Flugzeuge der Turkish Airways am Istanbuler Flughafen

  • Immer mehr Deutschtürken verlassen freiwillig das Land ihrer Vorväter.
  • Andere müssen fliehen, weil sie schon auf der Vernehmungsliste stehen.
  • Zwei Rückkehrer berichten und müssen anonym bleiben.

Köln – Die Minuten an der Passkontrolle des Flughafens wird Kaya F. so schnell nicht vergessen. Kommt er raus oder halten sie ihn fest? F. zeigt dem türkischen Polizisten exakt die Seite mit dem Stempel, die dieser sehen soll. Vor gerade einmal 25 Tagen ist der Deutschtürke von Stuttgart aus in die Türkei eingereist. Kein Grund also eigentlich für den Beamten nach dem blauen Ausweis zu fragen, hofft F. inständig. Für den deutschen Geschäftsmann aus dem Schwabenland heißt es, Nerven zu behalten. Seit dem Vortag nämlich weiß er, dass er, Kaya F., in der Türkei vernommen werden soll. Warum auch immer.

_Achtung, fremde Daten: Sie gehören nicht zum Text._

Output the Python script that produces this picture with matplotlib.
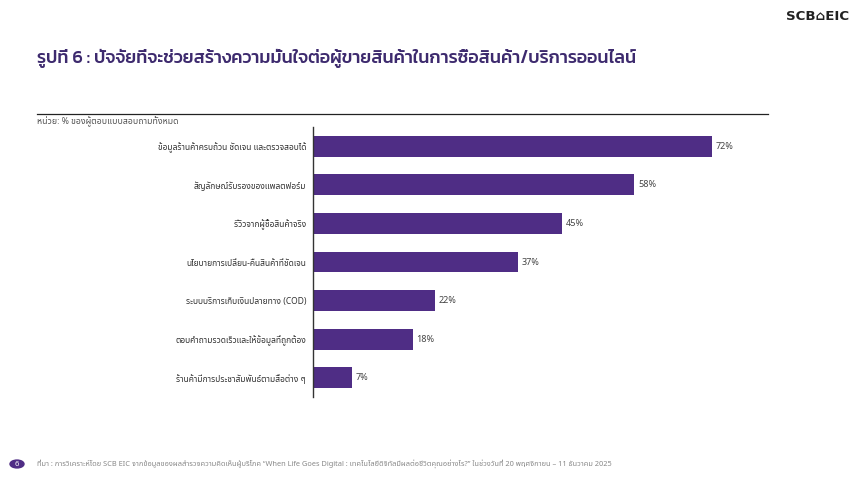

Ein alter Freund hatte ihn verständigt. Ein Mann, der eigentlich der Regierungspartei AKP nahesteht. Und ihn trotzdem warnte. Kaja F., der seit 20 Jahren hin und her fliegt und seine besondere deutsch-türkische Kompetenz für seine Geschäfte vor Ort nutzt – stand plötzlich auf einer dieser Listen. F. buchte Hals über Kopf den nächsten Flug nach Stuttgart. Zu gut kennt er die Lage, um zu wissen, dass 70 bis 80 Prozent der Einbestellten schließlich im Knast verschwinden. Konkret weiß er das von zwei Freunden, die ihre Ware an die vermeintlich falschen, weil angeblich Gülen-freundlichen Geschäftspartner verkauft hatten. Erst nach zehn Tagen kamen sie wieder frei.

Als der Beamte ihn nach einem kurzen Blick in seinen deutschen Pass durchwinkt, gilt erst einmal Entwarnung. Keine Frage nach dem blauen Ausweis, der ihm hätte gefährlich werden können. Der blaue Ausweis ist das Papier, das alle Deutschtürken automatisch besitzen, auch diejenigen, die wie Kaya F. nur den deutschen Pass haben. Darauf vermerkt ist nämlich ihre ID in der Türkei, die ihnen in besseren Zeiten so vieles erleichtert hat: die Arbeitserlaubnis, das Aufenthaltsrecht. Alles ohne lästige Bürokratie. Jetzt aber ist sie eine Falle. Denn dank der ID wissen die Behörden, was jemand so treibt im Land, wie lange er da ist und ob er vielleicht doch bei längerem Aufenthalt ein Visum gebraucht hätte. Das ist es, was die Passbehörde normalerweise interessiert. Nur heute, in Zeiten von Massenverdächtigungen und -verhaftungen, gibt die ID – einmal eingegeben – auch Auskunft darüber, ob jemand zur Vernehmung oder Verhaftung ausgeschrieben ist.

Massenhaft Hass-Mails

Kaya F. geht langsam zu seinem Flieger. Die Angst bleibt. „Man muss mit allem rechnen“, sagt er. Laptop und Handy hatte er vorsichtshalber einem Freund mitgegeben. Erst als er in Stuttgart deutschen Boden betritt, atmet er durch. „Ich hätte wie die Päpste den Boden küssen können“, sagt der Mann und sein noch so fröhliches Lachen kann die tiefe Erschütterung nicht verbergen.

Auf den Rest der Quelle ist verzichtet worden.